**Given exercise**
Begin with the first line of the material and copy each line word for word through the line that contains "# (arbitrary schematic"; the pictures are left out.

**Data lines**
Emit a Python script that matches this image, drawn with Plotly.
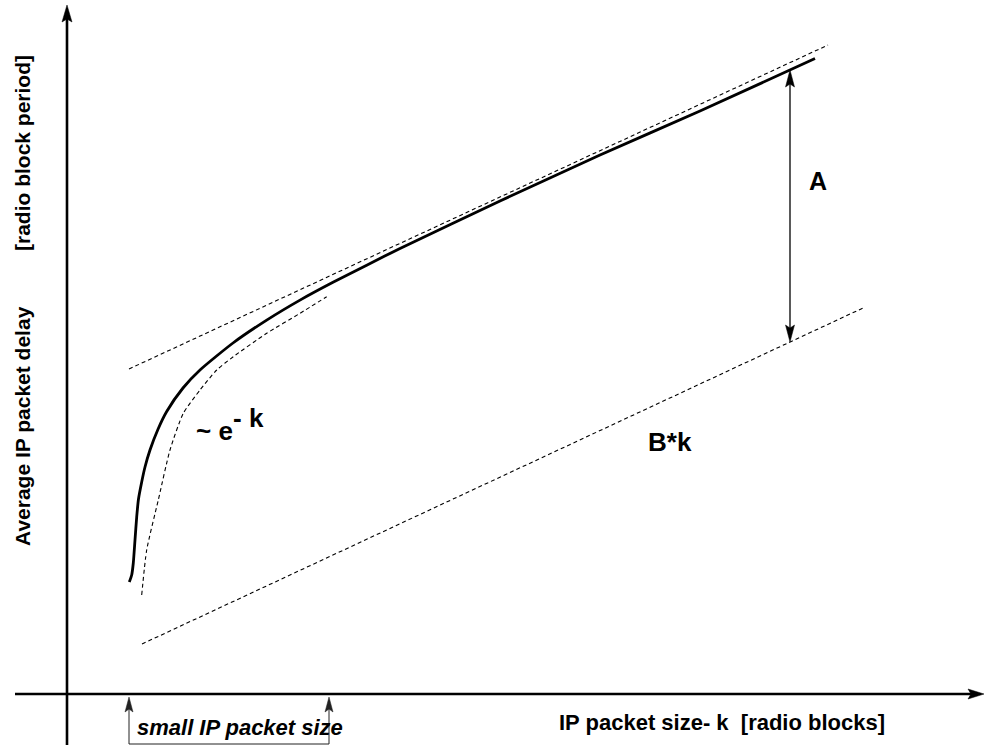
import numpy as np
import plotly.graph_objects as go

# Schematic delay model: k = IP packet size [radio blocks], delay in radio block periods
# (arbitrary schematic units; one unit = one screen pixel, axes cross at 0, 0)

# measured average delay curve
delay_k = [62.3, 64.7, 66.3, 68, 69.7, 71.5, 74.7, 78, 83, 91, 99.7, 116, 133, 166,
           199.7, 233, 266, 299.7, 333, 433, 533, 633, 748]
delay_val = [112, 119, 131, 154, 177, 195, 212, 227, 244, 264.8, 282.5, 306, 324, 351,
             373.9, 393.9, 411.7, 428.8, 445.5, 493, 539, 583, 635.4]

# ~ e^-k approximation for small packets
approx_k = [74.7, 79.7, 91.3, 103, 116.3, 133, 149.7, 166.3, 199.7, 233, 259.7]
approx_val = [99, 144, 194, 244, 280.7, 304, 324, 337.3, 360.7, 380.7, 397.3]

# asymptote A + B*k for large packets
asym_k = [62, 761]
asym_val = [325, 649]

# linear term B*k
lin_k = [75, 796]
lin_val = [50, 386]

# position of the offset marker A and the "small IP packet size" range
a_marker_k = 723
small_range_k = [62, 262]

FONT = "Liberation Sans, Arial, sans-serif"
DASH = dict(color="black", width=1.1, dash="4px,3px")

fig = go.Figure()

fig.add_trace(go.Scatter(x=asym_k, y=asym_val, mode="lines", line=DASH))
fig.add_trace(go.Scatter(x=lin_k, y=lin_val, mode="lines", line=DASH))
fig.add_trace(go.Scatter(x=approx_k, y=approx_val, mode="lines",
                         line=dict(DASH, shape="spline", smoothing=0.6)))
fig.add_trace(go.Scatter(x=delay_k, y=delay_val, mode="lines",
                         line=dict(color="black", width=2.8, shape="spline", smoothing=0.6)))

x_min, x_max = -67, 918
y_min, y_max = -51, 694

shapes = []


def arrow_line(x0, y0, x1, y1, width, color="black", heads=("end",), L=16, W=9, notch=3):
    """Straight line from (x0, y0) to (x1, y1) with filled arrowheads."""
    length = np.hypot(x1 - x0, y1 - y0)
    ux, uy = (x1 - x0) / length, (y1 - y0) / length
    sx, sy, ex, ey = x0, y0, x1, y1
    tips = []
    if "end" in heads:
        tips.append((x1, y1, ux, uy))
        ex, ey = x1 - ux * (L - notch), y1 - uy * (L - notch)
    if "start" in heads:
        tips.append((x0, y0, -ux, -uy))
        sx, sy = x0 + ux * (L - notch), y0 + uy * (L - notch)
    shapes.append(dict(type="line", xref="x", yref="y", x0=sx, y0=sy, x1=ex, y1=ey,
                       line=dict(color=color, width=width)))
    for tx, ty, dx, dy in tips:
        bx, by = tx - dx * L, ty - dy * L
        nx, ny = -dy, dx
        pts = [(tx, ty), (bx + nx * W / 2, by + ny * W / 2),
               (tx - dx * (L - notch), ty - dy * (L - notch)),
               (bx - nx * W / 2, by - ny * W / 2)]
        path = "M" + " L".join(f"{px:.2f},{py:.2f}" for px, py in pts) + " Z"
        shapes.append(dict(type="path", xref="x", yref="y", path=path,
                           fillcolor=color, line=dict(color=color, width=0.5)))


# axes with arrow tips
arrow_line(0, y_min, 0, y_max - 5, 2.6, L=17, W=10)
arrow_line(-52, 0, x_max - 1, 0, 2.4, L=16, W=10)

# double arrow for A between the delay curve and B*k
a_top = float(np.interp(a_marker_k, delay_k, delay_val))
a_bot = float(np.interp(a_marker_k, lin_k, lin_val))
arrow_line(a_marker_k, a_bot, a_marker_k, a_top, 1.3, heads=("start", "end"), L=17, W=9)

# bracket marking the small packet size range
bracket_bottom = -50
for k in small_range_k:
    arrow_line(k, bracket_bottom, k, -3, 1, color="#222", L=15, W=8)
shapes.append(dict(type="line", xref="x", yref="y", x0=small_range_k[0], x1=small_range_k[1],
                   y0=bracket_bottom, y1=bracket_bottom, line=dict(color="#222", width=1)))

annotations = []


def label(x, y, text, size, xanchor="center", angle=0):
    annotations.append(dict(x=x, y=y, xref="x", yref="y", text=text, showarrow=False,
                            xanchor=xanchor, yanchor="middle", textangle=angle,
                            font=dict(family=FONT, size=size, color="black")))


label(655, -28, "<b>IP packet size- k&nbsp;&nbsp;[radio blocks]</b>", 22)
label(68, -33, "<b><i>small IP packet size</i></b>", 22, xanchor="left")
label(-45, 268, "<b>Average IP packet delay</b>", 21, angle=-90)
label(-45, 541, "<b>[radio block period]</b>", 21, angle=-90)
label(751, 513, "<b>A</b>", 25)
label(603, 252, "<b>B*k</b>", 26)
label(168, 263, "<b>~ e</b>", 26, xanchor="right")
label(164, 276, "<b>- k</b>", 26, xanchor="left")

fig.update_layout(
    width=985, height=745,
    margin=dict(l=0, r=0, t=0, b=0),
    paper_bgcolor="white", plot_bgcolor="white",
    showlegend=False,
    xaxis=dict(range=[x_min, x_max], visible=False, fixedrange=True),
    yaxis=dict(range=[y_min, y_max], visible=False, fixedrange=True),
    shapes=shapes,
    annotations=annotations,
)

fig.write_html("out.html")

**Output for this exercise**
Emit a Python script that matches this image, drawn with Plotly.
import numpy as np
import plotly.graph_objects as go

# Schematic delay model: k = IP packet size [radio blocks], delay in radio block periods
# (arbitrary schematic units; one unit = one screen pixel, axes cross at 0, 0)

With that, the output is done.